SAN consolidation enables intelligent resource allocation that distributed systems cannot provide. When using 30 separate arrays, each must be sized for peak demand. A database array might be sized for 20 concurrent queries even though it averages 5. With consolidation, multiple workloads share a single array. When the database experiences peak load, other workloads reduce demand, and the shared array serves all efficiently. This workload multiplexing means organizations can run consolidated infrastructure at higher utilization rates with better performance than distributed systems could achieve.

How SAN Consolidation Works

SAN consolidation typically follows a phased approach where workloads migrate from independent arrays to shared storage platforms. The migration process involves mapping existing LUNs, replicating data, cutting applications over to new storage, and verifying performance before decommissioning legacy arrays. Depending on data volumes and application criticality, this might occur in parallel migration (building new, then cutting over) or in-place migration (upgrading existing arrays in place).

The consolidated infrastructure typically sits behind storage virtualization layers that present a unified management interface while mapping logical block requests to physical storage locations. Applications connecting to the consolidated SAN remain unaware of the virtualization layer—they connect using standard iSCSI or Fibre Channel protocols and see logical volumes exactly as they did with dedicated arrays.

SAN consolidation frequently incorporates tiering, where frequently accessed data resides on high-performance storage while less-critical data occupies cost-effective capacity. This tiering model would be impossible with 30 separate dedicated arrays—each being sized for peak demand means expensive storage sits idle. Consolidated infrastructure enables dynamic tiering where hot data automatically moves to faster storage and cold data moves to capacity-optimized tiers.

Key Considerations for Consolidation Projects

The primary technical challenge during SAN consolidation is maintaining application performance.
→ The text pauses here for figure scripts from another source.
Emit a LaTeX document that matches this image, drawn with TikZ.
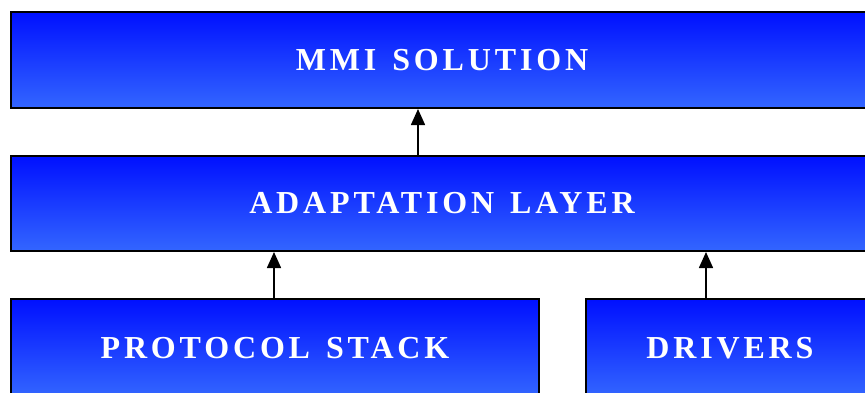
\documentclass[tikz,border=0pt]{standalone}
\usepackage{fontspec}
\setmainfont{Liberation Serif}
\newfontfamily\labfont[LetterSpace=12,WordSpace=1.35]{Liberation Serif}
\usetikzlibrary{arrows.meta}
\tikzset{
  layer/.style={draw=black, line width=2pt, rectangle, top color=blockTop, bottom color=blockBot,
    text=white, font=\labfont\bfseries\fontsize{32}{36}\selectfont, inner sep=0pt, anchor=north west},
  uparrow/.style={line width=1.6pt, -{Triangle[length=16pt,width=14pt]}}
}
\definecolor{blockTop}{HTML}{0010FF}
\definecolor{blockBot}{HTML}{3366FF}
\begin{document}
\begin{tikzpicture}[x=1pt,y=-1pt]
\useasboundingbox (0,0) rectangle (865,392);
\clip (0,0) rectangle (865,392);
\node[layer, minimum width=862pt, minimum height=96pt] (mmi) at (10,11) {MMI SOLUTION};
\node[layer, minimum width=862pt, minimum height=95pt] (adapt) at (10,155) {ADAPTATION LAYER};
\node[layer, minimum width=528pt, minimum height=98pt] (proto) at (10,298) {PROTOCOL STACK};
\node[layer, minimum width=288pt, minimum height=98pt] (drv) at (585,298) {DRIVERS};
\coordinate (a1) at (418,0);
\coordinate (a2) at (274,0);
\coordinate (a3) at (706,0);
\draw[uparrow] (adapt.north -| a1) -- (mmi.south -| a1);
\draw[uparrow] (proto.north -| a2) -- (adapt.south -| a2);
\draw[uparrow] (drv.north -| a3) -- (adapt.south -| a3);
\end{tikzpicture}
\end{document}
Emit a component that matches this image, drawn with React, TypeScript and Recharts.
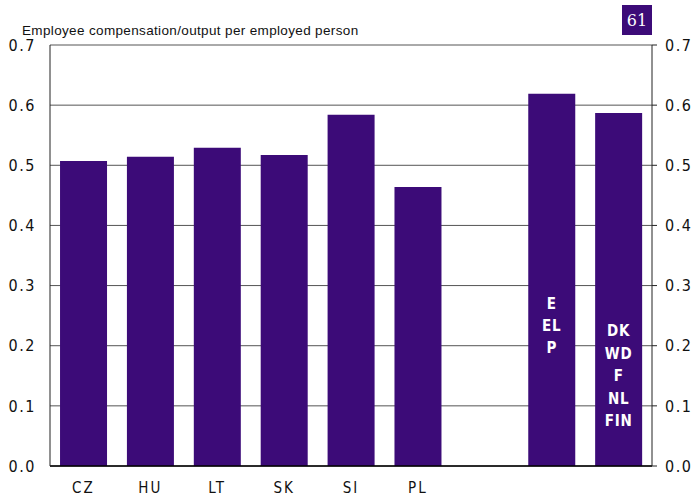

When migrating from a dedicated array to shared infrastructure, you’re introducing additional I/O contention. A database that experienced predictable single-digit millisecond latency on its dedicated array might encounter unpredictable variance on shared infrastructure. Before committing to consolidation, establish performance baselines and test specific workloads on consolidated platforms at expected load.

Capacity planning during consolidation requires careful attention. It’s tempting to size consolidated infrastructure at exactly the sum of existing dedicated array capacities, but this ignores the efficiency gains consolidation provides. Well-executed consolidation can reduce total capacity requirements by 30-40% through better utilization, but only if you implement thin provisioning and monitor oversubscription carefully.

Migration complexity scales with data volume and application criticality. Migrating 500TB of archive data is straightforward. Migrating 50TB of active databases serving critical applications is complex, risky, and time-consuming. Plan consolidation timelines realistically—a typical enterprise SAN consolidation requires months of careful sequencing, testing, and cutover procedures. Organizations that attempt to rush consolidation often experience extended outages and performance problems that destroy confidence in the consolidation approach.

The decommissioning phase requires careful planning. Legacy arrays should not be decommissioned immediately after cutover—maintain them as offline backups for 30-60 days to provide recovery insurance in case consolidated infrastructure encounters unexpected issues. Many organizations discover hidden dependencies or performance problems weeks after cutover. Maintaining legacy arrays provides safety margin during the transition period.

SAN consolidation frequently pairs with storage pooling to enable dynamic capacity allocation, and with storage management systems that provide unified oversight across consolidated infrastructure.

SAN consolidation represents one component of broader storage consolidation strategies. Many organizations simultaneously consolidate SAN, NAS, and backup infrastructure, treating consolidation as enterprise-wide initiative rather than isolated storage team project. Successful consolidation requires executive alignment on the target architecture and commitment to preventing new sprawl as soon as consolidation completes.